I have felt like a fish out of water most of my life. A grand sweeping statement, not made of detail or feeling. Living an alternative lifestyle is a long swim upriver. Strong. Strong and long. Luckily, I am a good swimmer. But lately, weak in the knees. And fish don’t have knees, do they? Only fins and gills. They breathe with gills. Oxygen out. Or in? Now I’m confusing lungless fish with the leaves on the oaks that bend and gnarl across skies to the west of me.

I’m longing for more confidence. Everything is going fine. Swimmingly, in fact. Yet that nagging doubt. It rises this time of year, when the skies grow darker and the hours of light, leaner. I am sad to see the light go. Happy for a snowy winter. Can you have it both ways? Maybe in pulp fiction.

The tea roses – Liz drove home from work, unpadlocked the shed, and out came the square-toed shovel. I was commenting on red Ravine and peeked up to see her bent body over a grassy hole. I had to go out and help. 7 tea roses. We inherited them from our friends who moved last summer, only 10 minutes away. They bought a new house and are not fond of the idiosyncrasies of hybrid roses.

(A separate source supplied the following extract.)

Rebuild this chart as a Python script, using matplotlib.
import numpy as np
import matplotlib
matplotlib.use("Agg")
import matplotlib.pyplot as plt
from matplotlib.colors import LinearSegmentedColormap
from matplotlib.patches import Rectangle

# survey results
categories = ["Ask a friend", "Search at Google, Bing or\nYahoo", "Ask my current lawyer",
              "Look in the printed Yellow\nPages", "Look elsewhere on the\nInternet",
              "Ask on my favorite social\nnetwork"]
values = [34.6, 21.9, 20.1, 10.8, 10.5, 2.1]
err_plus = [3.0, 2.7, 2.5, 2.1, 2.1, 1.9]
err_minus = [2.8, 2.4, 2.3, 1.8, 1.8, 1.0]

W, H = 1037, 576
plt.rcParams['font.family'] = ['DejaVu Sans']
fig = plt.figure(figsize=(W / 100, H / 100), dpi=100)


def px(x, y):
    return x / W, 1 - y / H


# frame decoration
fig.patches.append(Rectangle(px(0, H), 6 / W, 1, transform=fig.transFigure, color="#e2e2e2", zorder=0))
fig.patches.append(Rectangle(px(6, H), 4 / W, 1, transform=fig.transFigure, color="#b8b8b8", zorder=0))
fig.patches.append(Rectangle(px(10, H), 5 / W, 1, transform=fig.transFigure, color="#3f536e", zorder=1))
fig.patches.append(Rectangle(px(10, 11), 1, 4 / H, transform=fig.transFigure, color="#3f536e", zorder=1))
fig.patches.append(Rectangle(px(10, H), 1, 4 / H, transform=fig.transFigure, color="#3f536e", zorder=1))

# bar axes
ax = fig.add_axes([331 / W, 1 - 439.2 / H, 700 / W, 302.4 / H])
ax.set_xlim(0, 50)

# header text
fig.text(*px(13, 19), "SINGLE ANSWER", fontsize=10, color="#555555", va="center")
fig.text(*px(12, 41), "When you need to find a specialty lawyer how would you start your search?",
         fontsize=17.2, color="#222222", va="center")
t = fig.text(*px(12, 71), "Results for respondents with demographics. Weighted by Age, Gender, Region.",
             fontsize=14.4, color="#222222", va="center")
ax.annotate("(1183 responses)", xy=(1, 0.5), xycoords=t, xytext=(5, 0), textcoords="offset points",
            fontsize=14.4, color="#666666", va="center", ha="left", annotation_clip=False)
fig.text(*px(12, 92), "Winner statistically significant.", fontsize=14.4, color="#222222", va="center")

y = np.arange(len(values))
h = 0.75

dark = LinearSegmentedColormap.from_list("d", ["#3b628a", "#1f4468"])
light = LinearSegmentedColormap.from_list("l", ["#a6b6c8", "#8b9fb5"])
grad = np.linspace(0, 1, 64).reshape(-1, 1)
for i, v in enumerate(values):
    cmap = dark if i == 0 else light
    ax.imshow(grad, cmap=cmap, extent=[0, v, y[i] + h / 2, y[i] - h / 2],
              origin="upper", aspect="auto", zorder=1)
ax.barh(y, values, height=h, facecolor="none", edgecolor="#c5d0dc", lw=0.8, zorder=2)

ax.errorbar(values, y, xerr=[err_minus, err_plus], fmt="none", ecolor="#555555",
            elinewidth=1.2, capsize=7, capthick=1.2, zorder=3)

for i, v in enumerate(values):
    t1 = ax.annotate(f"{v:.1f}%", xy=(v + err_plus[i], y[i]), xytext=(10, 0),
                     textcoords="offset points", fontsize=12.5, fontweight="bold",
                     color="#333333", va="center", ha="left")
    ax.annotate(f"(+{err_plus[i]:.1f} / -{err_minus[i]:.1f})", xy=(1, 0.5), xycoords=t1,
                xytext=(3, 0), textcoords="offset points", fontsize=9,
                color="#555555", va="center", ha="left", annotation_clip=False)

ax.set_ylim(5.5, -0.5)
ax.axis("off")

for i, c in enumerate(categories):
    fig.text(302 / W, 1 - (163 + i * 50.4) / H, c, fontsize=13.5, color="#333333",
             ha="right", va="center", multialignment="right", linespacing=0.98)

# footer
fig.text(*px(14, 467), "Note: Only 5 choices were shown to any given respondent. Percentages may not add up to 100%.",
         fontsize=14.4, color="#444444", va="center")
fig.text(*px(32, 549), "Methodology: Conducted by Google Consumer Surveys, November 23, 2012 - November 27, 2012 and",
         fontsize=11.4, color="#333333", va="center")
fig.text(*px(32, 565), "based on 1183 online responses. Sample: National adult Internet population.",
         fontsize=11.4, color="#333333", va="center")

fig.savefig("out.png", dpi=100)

But Liz never shrinks from a challenge. It is I who run. She has the greenest of thumbs and now I’m thinking about the time we visited the Jolly Green Giant sign down in rolling, hilly southern Minnesota, Le Sueur. She snapped a photo of me standing next to the pea-clothed big guy. Did he have a leaf for a hat? Oxygen. If I find the photo, maybe I’ll post it. But then I’d have to blur out my face and body leaving nothing but – this writing practice.

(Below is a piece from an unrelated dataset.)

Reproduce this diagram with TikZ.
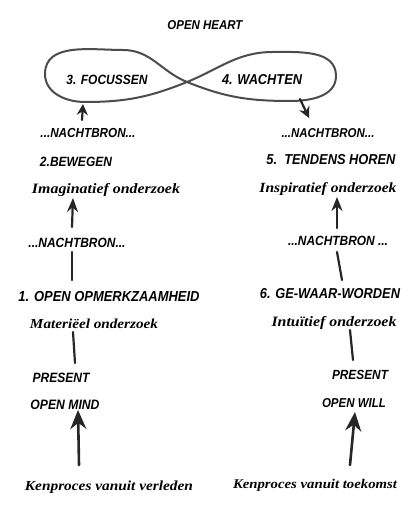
\documentclass[tikz,border=0pt]{standalone}
\usepackage{fontspec}
\setmainfont{Liberation Sans}
\newfontfamily\scrfont{Liberation Serif}
\usepackage{graphicx}
\usetikzlibrary{arrows.meta}
\newcommand\capw[2]{\scalebox{1}[1.12]{\resizebox{#1pt}{!}{\bfseries\itshape #2}}}
\newcommand\scrw[2]{\scalebox{1}[0.9]{\resizebox{#1pt}{!}{\scrfont\bfseries\itshape #2}}}
\begin{document}
\begin{tikzpicture}[x=1pt,y=1pt,
  lbl/.style={inner sep=0pt, anchor=center, text=black},
  pencil/.style={draw=black!85, line width=2.2pt, line cap=round},
  loopline/.style={draw=black!70, line width=2pt},
  arrsmall/.style={pencil, -{Stealth[length=14pt,width=11pt]}},
  arrbig/.style={pencil, line width=2.6pt, -{Stealth[length=19pt,width=16pt]}},
  arrloop/.style={pencil, -{Stealth[length=11pt,width=11pt]}}]
\useasboundingbox (0,0) rectangle (420,511);
\fill[white] (0,0) rectangle (420,511);
% texts
\node[lbl] (heart) at (205,486) {\capw{75}{OPEN HEART}};
\node[lbl] (foc)   at (107,431) {\capw{81}{3. FOCUSSEN}};
\node[lbl] (wach)  at (262,431) {\capw{80}{4. WACHTEN}};
\node[lbl] (nbLa)  at (88,378)  {\capw{95}{...NACHTBRON...}};
\node[lbl] (nbRa)  at (328,378) {\capw{93}{...NACHTBRON...}};
\node[lbl] (bew)   at (76,349)  {\capw{72}{2.BEWEGEN}};
\node[lbl] (ten)   at (331,351) {\capw{129}{5.\ \ TENDENS HOREN}};
\node[lbl] (imag)  at (106,321) {\scrw{148}{Imaginatief onderzoek}};
\node[lbl] (insp)  at (328,322) {\scrw{137}{Inspiratief onderzoek}};
\node[lbl] (nbLb)  at (77,268)  {\capw{97}{...NACHTBRON...}};
\node[lbl] (nbRb)  at (338,270) {\capw{100}{...NACHTBRON ...}};
\node[lbl] (opm)   at (109,214) {\capw{181}{1. OPEN OPMERKZAAMHEID}};
\node[lbl] (gew)   at (330,217) {\capw{140}{6. GE-WAAR-WORDEN}};
\node[lbl] (mat)   at (94,187)  {\scrw{128}{Materiëel onderzoek}};
\node[lbl] (intu)  at (334,188) {\scrw{125}{Intuïtief onderzoek}};
\node[lbl] (presL) at (61,133)  {\capw{57}{PRESENT}};
\node[lbl] (presR) at (360,136) {\capw{56}{PRESENT}};
\node[lbl] (mind)  at (65,106)  {\capw{69}{OPEN MIND}};
\node[lbl] (will)  at (354,108) {\capw{64}{OPEN WILL}};
\node[lbl] (kenL)  at (109,24)  {\scrw{168}{Kenproces vanuit verleden}};
\node[lbl] (kenR)  at (315,26)  {\scrw{164}{Kenproces vanuit toekomst}};
% infinity loop
\coordinate (cx) at (187,429);
\coordinate (rt) at (273,459);
\coordinate (rr) at (336,435);
\coordinate (rb) at (290,410);
\coordinate (lt) at (123,461);
\coordinate (ll) at (45,437);
\coordinate (lb) at (85,409);
\draw[loopline] (cx) to[out=22,in=180] (rt) to[out=0,in=90] (rr)
  to[out=-90,in=0] (rb) to[out=180,in=-22] (cx)
  to[out=158,in=0] (lt) to[out=180,in=90] (ll)
  to[out=-90,in=180] (lb) to[out=0,in=-158] (cx);
% connector end points
\coordinate (lpa) at (82,391);  \coordinate (lpb) at (83,407);
\coordinate (rpa) at (300,412); \coordinate (rpb) at (309,393);
\coordinate (a1s) at (72,284);  \coordinate (a1e) at (73,313);
\coordinate (s1s) at (72,259);  \coordinate (s1e) at (72,231);
\coordinate (s2s) at (73,179);  \coordinate (s2e) at (75,148);
\coordinate (a2s) at (79,46);   \coordinate (a2e) at (78,101);
\coordinate (a3s) at (337,283); \coordinate (a3e) at (337,314);
\coordinate (s3s) at (337,259); \coordinate (s3e) at (342,231);
\coordinate (s4s) at (350,181); \coordinate (s4e) at (353,151);
\coordinate (a4s) at (350,46);  \coordinate (a4e) at (355,99);
% connectors
\draw[arrloop] (lpa) -- (lpb);
\draw[arrloop] (rpa) -- (rpb);
\draw[arrsmall] (a1s) -- (a1e);
\draw[pencil] (s1s) -- (s1e);
\draw[pencil] (s2s) -- (s2e);
\draw[arrbig] (a2s) -- (a2e);
\draw[arrsmall] (a3s) -- (a3e);
\draw[pencil] (s3s) -- (s3e);
\draw[pencil] (s4s) -- (s4e);
\draw[arrbig] (a4s) -- (a4e);
\end{tikzpicture}
\end{document}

Last night before the rain, I pulled on steel-toed motorcycle boots and helped Liz plant the 7 tea roses we dug up from our friends’ home on Sunday. They have round white tags with silver edges and names like Queen Elizabeth and Glowing Peace and Elle and Mirandy and Betty White, but we gave Betty away to our neighbor, Bev. And when we were done, they looked happier and no longer like fish out of water, but roots in wet land.

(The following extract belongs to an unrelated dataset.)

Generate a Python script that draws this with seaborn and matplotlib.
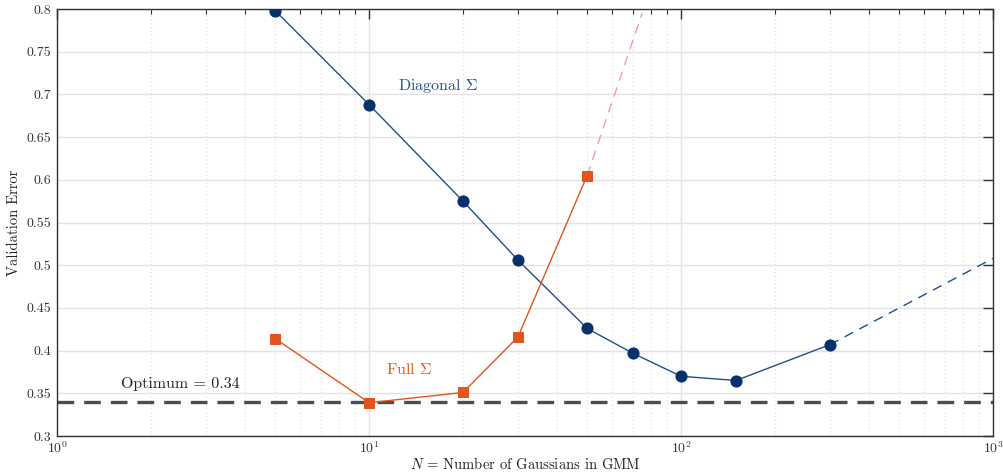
import pandas as pd
import matplotlib
matplotlib.use("Agg")
import matplotlib.pyplot as plt
import seaborn as sns

# data
diag_n = [5, 10, 20, 30, 50, 70, 100, 150, 300]
diag_err = [0.798, 0.688, 0.575, 0.506, 0.426, 0.397, 0.370, 0.365, 0.407]
diag_ext_n = [300, 1000]
diag_ext_err = [0.407, 0.508]

full_n = [5, 10, 20, 30, 50]
full_err = [0.414, 0.339, 0.351, 0.416, 0.605]
full_ext_n = [50, 75]
full_ext_err = [0.605, 0.795]

optimum = 0.34
y_ticks = [0.3, 0.35, 0.4, 0.45, 0.5, 0.55, 0.6, 0.65, 0.7, 0.75, 0.8]
y_tick_labels = ["0.3", "0.35", "0.4", "0.45", "0.5", "0.55", "0.6", "0.65", "0.7", "0.75", "0.8"]

blue = "#1f4f8f"
blue_dark = "#08306b"
orange = "#e0561c"
salmon = "#f4a09a"

sns.set_style("white")
plt.rcParams["font.family"] = ["cmr10", "DejaVu Serif"]
plt.rcParams["mathtext.fontset"] = "cm"
plt.rcParams["axes.unicode_minus"] = False
plt.rcParams["axes.formatter.use_mathtext"] = True

diag_df = pd.DataFrame({"N": diag_n, "err": diag_err})
full_df = pd.DataFrame({"N": full_n, "err": full_err})
diag_ext = pd.DataFrame({"N": diag_ext_n, "err": diag_ext_err})
full_ext = pd.DataFrame({"N": full_ext_n, "err": full_ext_err})

fig = plt.figure(figsize=(10.04, 4.76), dpi=100)
ax = fig.add_axes([0.057, 0.084, 0.932, 0.897])

ax.set_xscale("log")
ax.set_xlim(1, 1000)
ax.set_ylim(0.3, 0.8)

# grid
ax.grid(which="major", axis="both", color="#e3e3e3", linewidth=1.0, linestyle="-")
ax.grid(which="minor", axis="x", color="#dadada", linewidth=0.8, linestyle=(0, (1, 2.5)))
ax.set_axisbelow(True)

# optimum line
ax.axhline(optimum, color="#4d4d4d", linewidth=2.4, linestyle=(0, (5, 3)), zorder=2)

# extensions
sns.lineplot(data=diag_ext, x="N", y="err", ax=ax, color=blue, linewidth=1.0,
             linestyle=(0, (7, 5)), zorder=3)
sns.lineplot(data=full_ext, x="N", y="err", ax=ax, color=salmon, linewidth=1.0,
             linestyle=(0, (7, 5)), zorder=3)

# main series
sns.lineplot(data=diag_df, x="N", y="err", ax=ax, color=blue, linewidth=1.0,
             marker="o", markersize=8, markerfacecolor=blue_dark,
             markeredgecolor=blue_dark, zorder=4)
sns.lineplot(data=full_df, x="N", y="err", ax=ax, color=orange, linewidth=1.0,
             marker="s", markersize=6.5, markerfacecolor=orange,
             markeredgecolor=orange, zorder=4)

# annotations
ax.text(12.4, 0.71, r"Diagonal $\Sigma$", color=blue, fontsize=11.5, va="center", ha="left")
ax.text(11.3, 0.378, r"Full $\Sigma$", color=orange, fontsize=11.5, va="center", ha="left")
ax.text(1.6, 0.361, "Optimum = 0.34", color="#222222", fontsize=11.5, va="center", ha="left")

ax.set_yticks(y_ticks)
ax.set_yticklabels(y_tick_labels)
ax.tick_params(which="both", direction="in", top=True, right=True, labelsize=10,
               colors="#333333", labelcolor="#333333")
ax.tick_params(which="major", length=7, width=1.0)
ax.tick_params(which="minor", length=3.5, width=0.8)
ax.tick_params(axis="x", which="major", pad=3)
ax.tick_params(axis="y", which="major", pad=4)
for s in ax.spines.values():
    s.set_color("#333333")
    s.set_linewidth(1.0)

ax.set_xlabel(r"$N$ = Number of Gaussians in GMM", fontsize=10.5, color="#222222", labelpad=0)
ax.set_ylabel("Validation Error", fontsize=10.5, color="#222222", labelpad=4)

fig.savefig("out.png", dpi=100)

And my fingernails bled dirt underneath and my hands smelled like a ribbon of earthworm. My hair blew back behind my eardrums and the wind was so loud she swept the changing season that seems to pound through my head. We walked into Indria and made chicken and dumpling soup. And all seemed right with the world until I remembered the fish that I’m allergic to now, and the lump came back into my throat. The same watery lump that dumps me on dry land, wondering which decision it is that will tip the gray scales.